-- Start of Data provided --

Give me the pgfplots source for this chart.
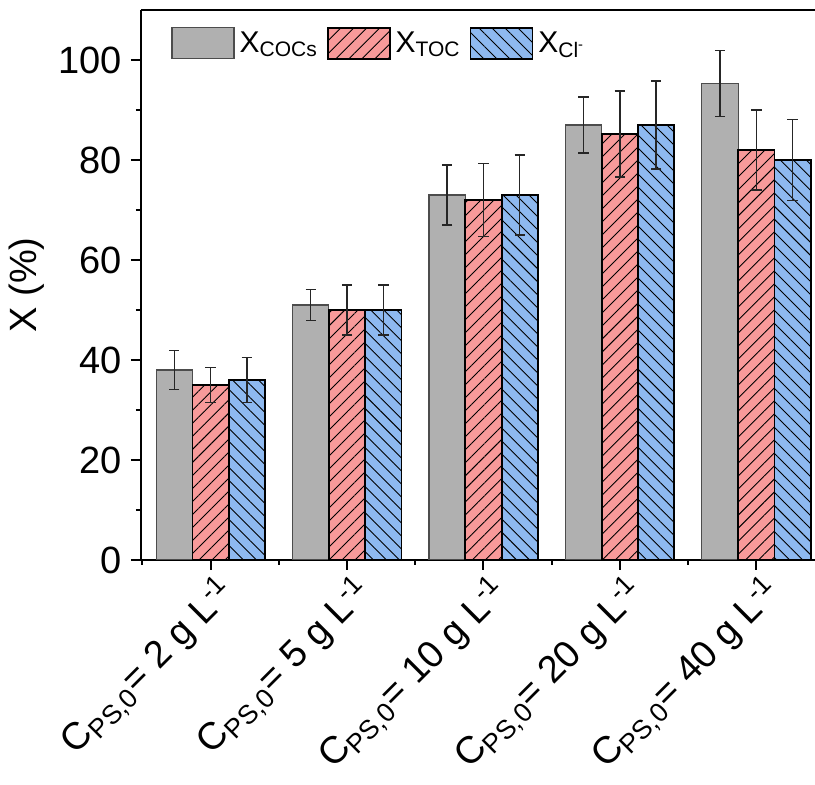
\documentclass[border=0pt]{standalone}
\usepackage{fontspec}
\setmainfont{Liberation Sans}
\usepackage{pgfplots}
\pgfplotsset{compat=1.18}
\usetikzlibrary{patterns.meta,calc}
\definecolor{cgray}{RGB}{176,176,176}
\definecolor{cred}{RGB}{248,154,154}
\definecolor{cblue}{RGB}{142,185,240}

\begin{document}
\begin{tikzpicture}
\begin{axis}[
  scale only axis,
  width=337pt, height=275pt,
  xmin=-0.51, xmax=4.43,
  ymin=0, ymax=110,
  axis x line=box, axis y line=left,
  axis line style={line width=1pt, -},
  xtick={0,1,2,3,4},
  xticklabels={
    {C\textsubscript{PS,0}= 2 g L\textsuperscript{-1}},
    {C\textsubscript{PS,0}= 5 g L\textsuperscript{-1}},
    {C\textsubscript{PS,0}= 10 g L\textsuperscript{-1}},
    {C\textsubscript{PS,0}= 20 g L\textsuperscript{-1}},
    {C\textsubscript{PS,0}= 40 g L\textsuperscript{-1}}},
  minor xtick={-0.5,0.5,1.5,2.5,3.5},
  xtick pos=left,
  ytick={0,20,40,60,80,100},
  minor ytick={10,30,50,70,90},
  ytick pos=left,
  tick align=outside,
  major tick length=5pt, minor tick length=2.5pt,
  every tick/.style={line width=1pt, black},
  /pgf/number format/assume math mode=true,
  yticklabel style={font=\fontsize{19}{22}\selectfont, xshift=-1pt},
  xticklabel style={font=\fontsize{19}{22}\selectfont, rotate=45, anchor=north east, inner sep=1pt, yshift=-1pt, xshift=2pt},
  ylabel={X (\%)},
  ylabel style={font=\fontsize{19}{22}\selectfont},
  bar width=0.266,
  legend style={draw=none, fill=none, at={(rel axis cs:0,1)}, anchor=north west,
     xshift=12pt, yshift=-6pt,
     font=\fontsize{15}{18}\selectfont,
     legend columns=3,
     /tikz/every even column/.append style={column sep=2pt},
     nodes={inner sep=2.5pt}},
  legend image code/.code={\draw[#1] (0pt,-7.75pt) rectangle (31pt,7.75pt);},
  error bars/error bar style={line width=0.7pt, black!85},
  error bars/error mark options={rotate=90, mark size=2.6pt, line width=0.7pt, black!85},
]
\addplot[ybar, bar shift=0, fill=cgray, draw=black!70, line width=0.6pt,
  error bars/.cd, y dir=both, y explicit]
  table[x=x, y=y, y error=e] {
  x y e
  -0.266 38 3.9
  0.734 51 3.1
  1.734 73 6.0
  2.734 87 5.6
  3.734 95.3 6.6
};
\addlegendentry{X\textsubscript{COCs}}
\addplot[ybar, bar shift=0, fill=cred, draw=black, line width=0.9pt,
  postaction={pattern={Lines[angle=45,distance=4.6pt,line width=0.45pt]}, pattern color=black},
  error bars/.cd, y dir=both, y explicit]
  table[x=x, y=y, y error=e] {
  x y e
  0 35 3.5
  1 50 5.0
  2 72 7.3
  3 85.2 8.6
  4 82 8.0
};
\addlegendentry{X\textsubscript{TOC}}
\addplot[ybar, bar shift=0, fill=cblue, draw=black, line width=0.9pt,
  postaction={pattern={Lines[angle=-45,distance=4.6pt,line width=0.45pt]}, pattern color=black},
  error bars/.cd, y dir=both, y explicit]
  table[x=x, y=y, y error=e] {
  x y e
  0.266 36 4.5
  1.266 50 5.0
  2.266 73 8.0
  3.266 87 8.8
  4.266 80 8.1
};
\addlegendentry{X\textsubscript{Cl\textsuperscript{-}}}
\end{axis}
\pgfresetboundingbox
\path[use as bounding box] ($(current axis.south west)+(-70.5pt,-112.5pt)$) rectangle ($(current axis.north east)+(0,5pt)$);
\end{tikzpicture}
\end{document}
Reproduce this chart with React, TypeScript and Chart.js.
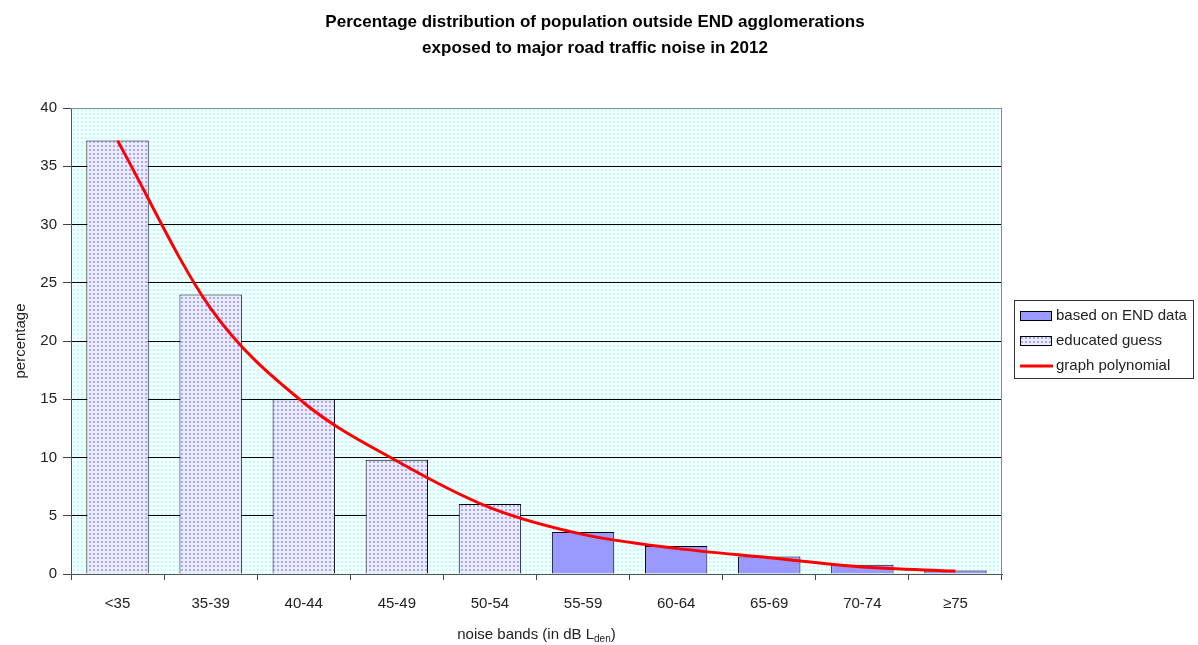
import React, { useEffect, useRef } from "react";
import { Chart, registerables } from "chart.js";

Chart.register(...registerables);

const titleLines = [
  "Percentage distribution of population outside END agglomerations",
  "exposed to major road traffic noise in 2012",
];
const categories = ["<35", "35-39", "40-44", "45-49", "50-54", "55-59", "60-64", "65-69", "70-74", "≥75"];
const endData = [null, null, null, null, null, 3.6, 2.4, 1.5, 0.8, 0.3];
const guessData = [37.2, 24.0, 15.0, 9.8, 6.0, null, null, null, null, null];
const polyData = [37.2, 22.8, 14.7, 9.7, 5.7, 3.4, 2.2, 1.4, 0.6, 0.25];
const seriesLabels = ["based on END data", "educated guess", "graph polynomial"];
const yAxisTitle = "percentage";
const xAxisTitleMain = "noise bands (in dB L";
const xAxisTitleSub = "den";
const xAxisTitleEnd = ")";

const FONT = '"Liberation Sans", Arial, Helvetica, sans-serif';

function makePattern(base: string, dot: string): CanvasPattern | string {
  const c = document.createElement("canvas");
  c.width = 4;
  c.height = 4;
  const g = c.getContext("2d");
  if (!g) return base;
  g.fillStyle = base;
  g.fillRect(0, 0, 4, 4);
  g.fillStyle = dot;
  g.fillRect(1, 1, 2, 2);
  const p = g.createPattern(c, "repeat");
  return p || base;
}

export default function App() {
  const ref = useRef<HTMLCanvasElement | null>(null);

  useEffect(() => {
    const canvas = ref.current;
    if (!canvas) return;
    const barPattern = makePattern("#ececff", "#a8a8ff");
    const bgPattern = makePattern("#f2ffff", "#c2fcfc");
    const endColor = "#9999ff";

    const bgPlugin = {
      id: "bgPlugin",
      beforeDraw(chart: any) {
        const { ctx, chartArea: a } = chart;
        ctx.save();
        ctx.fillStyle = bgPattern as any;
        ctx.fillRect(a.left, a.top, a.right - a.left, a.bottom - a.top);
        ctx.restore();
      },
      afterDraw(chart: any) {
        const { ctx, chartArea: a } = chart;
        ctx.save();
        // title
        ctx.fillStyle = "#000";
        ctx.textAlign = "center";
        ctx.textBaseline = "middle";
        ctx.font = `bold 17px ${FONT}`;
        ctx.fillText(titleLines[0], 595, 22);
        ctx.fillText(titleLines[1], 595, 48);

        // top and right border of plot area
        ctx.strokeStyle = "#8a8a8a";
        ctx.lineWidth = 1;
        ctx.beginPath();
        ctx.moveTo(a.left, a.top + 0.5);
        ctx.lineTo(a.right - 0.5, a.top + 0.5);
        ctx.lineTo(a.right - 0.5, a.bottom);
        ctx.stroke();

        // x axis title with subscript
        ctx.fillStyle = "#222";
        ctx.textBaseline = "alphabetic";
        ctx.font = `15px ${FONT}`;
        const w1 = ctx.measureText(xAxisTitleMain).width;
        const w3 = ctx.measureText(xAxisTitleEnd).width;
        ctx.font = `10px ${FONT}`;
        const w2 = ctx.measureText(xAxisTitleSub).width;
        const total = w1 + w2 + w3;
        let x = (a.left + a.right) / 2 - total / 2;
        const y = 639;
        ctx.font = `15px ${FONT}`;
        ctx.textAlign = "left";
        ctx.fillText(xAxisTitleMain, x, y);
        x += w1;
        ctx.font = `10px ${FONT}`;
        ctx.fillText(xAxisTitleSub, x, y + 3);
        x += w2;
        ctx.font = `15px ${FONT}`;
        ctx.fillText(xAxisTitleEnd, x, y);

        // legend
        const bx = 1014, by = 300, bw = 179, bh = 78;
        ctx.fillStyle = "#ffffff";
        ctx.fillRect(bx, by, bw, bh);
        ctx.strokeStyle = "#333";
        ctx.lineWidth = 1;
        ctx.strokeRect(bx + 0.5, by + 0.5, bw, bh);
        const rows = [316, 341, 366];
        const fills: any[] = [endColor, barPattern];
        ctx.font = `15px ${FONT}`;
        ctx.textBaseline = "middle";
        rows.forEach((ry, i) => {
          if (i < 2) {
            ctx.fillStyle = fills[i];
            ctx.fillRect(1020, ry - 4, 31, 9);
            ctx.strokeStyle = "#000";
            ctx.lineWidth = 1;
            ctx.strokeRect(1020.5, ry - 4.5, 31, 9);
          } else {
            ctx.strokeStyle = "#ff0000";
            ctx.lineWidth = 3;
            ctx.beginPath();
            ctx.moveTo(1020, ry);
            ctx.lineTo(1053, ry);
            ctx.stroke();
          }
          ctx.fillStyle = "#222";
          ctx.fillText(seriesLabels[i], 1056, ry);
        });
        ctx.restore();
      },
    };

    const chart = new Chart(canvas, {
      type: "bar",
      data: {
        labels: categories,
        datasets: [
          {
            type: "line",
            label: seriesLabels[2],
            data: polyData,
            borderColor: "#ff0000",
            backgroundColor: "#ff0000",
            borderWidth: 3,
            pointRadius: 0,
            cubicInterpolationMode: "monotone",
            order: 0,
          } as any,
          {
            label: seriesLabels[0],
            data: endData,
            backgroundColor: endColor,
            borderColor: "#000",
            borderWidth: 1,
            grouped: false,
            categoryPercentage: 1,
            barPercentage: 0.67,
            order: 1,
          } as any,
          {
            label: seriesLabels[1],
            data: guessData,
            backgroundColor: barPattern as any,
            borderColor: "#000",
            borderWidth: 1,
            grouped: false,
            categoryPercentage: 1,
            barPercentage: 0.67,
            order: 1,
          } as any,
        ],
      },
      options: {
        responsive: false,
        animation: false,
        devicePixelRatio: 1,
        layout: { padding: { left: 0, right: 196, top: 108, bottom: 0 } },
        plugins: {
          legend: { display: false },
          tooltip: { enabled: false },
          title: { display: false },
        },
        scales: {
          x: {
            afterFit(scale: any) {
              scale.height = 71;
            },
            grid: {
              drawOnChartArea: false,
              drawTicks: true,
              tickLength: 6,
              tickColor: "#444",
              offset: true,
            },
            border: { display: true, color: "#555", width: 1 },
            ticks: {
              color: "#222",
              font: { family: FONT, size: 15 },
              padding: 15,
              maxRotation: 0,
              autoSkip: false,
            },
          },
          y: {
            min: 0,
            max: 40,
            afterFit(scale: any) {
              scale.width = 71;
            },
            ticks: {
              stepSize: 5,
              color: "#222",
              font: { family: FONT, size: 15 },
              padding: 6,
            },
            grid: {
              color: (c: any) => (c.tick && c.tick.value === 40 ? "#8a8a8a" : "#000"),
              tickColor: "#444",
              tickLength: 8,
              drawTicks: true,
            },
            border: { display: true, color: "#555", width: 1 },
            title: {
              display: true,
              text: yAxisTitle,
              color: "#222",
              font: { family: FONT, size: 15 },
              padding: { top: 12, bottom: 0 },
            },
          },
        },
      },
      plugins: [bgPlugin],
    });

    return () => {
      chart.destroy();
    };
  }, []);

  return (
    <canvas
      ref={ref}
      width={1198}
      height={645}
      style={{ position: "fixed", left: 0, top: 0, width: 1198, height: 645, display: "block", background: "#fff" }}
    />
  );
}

-- End of Data provided --

> _Task to complete_:
Begin with the line where "Reproduce this chart" appears and end with the line where "Chart.register(...registerables);" appears. Copy only that stretch, exactly, with no pictures.

> _The response_:
Reproduce this chart with React, TypeScript and Chart.js.
import React, { useEffect, useRef } from "react";
import { Chart, registerables } from "chart.js";

Chart.register(...registerables);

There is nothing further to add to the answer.